In his critique of his father and uncles, Jung recognized that many humans had become reflections of the punitive God they worshiped. A forgiving God allows us to recognize the good in the supposed bad, and the bad in the supposed perfect or ideal. Any view of God as tyrannical or punitive tragically keeps us from admitting these seeming contradictions. It keeps us in denial about our true selves, and forces us to live on the surface of our own lives. If God is a shaming figure, then most of us naturally learn to deny deflect, or pass on that shame to others. If God is torturer in chief, then a punitive and moralistic society is validated all the way down. We are back into problem-solving religion instead of healing and transformation.

— Richard Rohr, The Universal Christ, p. 84-85.

Photo: South Riding, Virginia, August 1, 2020

Forgiving Even This

Friday, July 24th, 2020

God allowed us to sacrifice Jesus to expose to us the shocking truth that it is we who want sacrifices; not God.

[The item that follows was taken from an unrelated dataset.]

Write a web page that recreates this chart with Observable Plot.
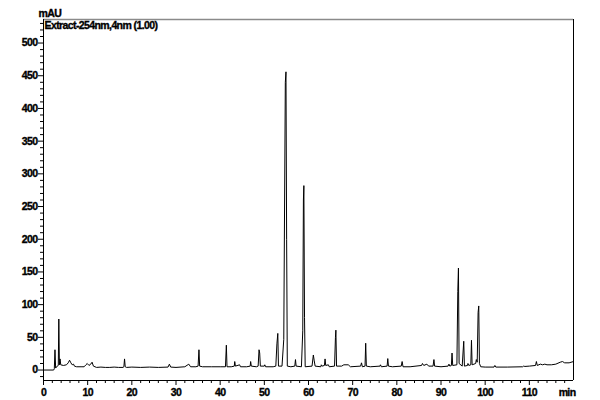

Paul’s overall point is that God has never violently lashed out in the past when we humans committed sin. Instead, God has always overlooked and forgiven such sins simply because that is what a forgiving and righteous God does. So also, in the present time, God forgave and overlooked the greatest sin of all, the sin of murdering Jesus. Yes, it was necessary for Jesus to face a violent death on the cross, but this was so that Jesus would be the perfect revelation of God’s righteous forgiveness. The fact that God forgives humanity for the terrible sin of killing Jesus proves that God always forgives. In this way, God is proven to be both just and the justifier of those who believe in Jesus.

The reason Paul makes this argument is because many people in his day (as in ours) believed that God was a God of vengeance and retaliation. But God’s revelation in Jesus Christ showed that He is not violent or vengeful. Instead, He is forgiving and righteous. To prove this, God let us kill His own Son, Jesus, in His name, as a “scapegoat sacrifice” (thinking that by killing Him, we were propitiating God and appeasing His wrath toward sinners), and then instead of revenge or retaliation He offers forgiveness. If God was really as we thought Him to be, then He would have destroyed humanity in anger and violence for wrongfully accusing and killing His own Son. But God did not do this. Instead, He simply forgave. Why? Because this is how God always behaves toward sin. He is righteous, and His righteousness is demonstrated through His free forgiveness of the worst of human sin. This is Paul’s point in Romans 3:20-26.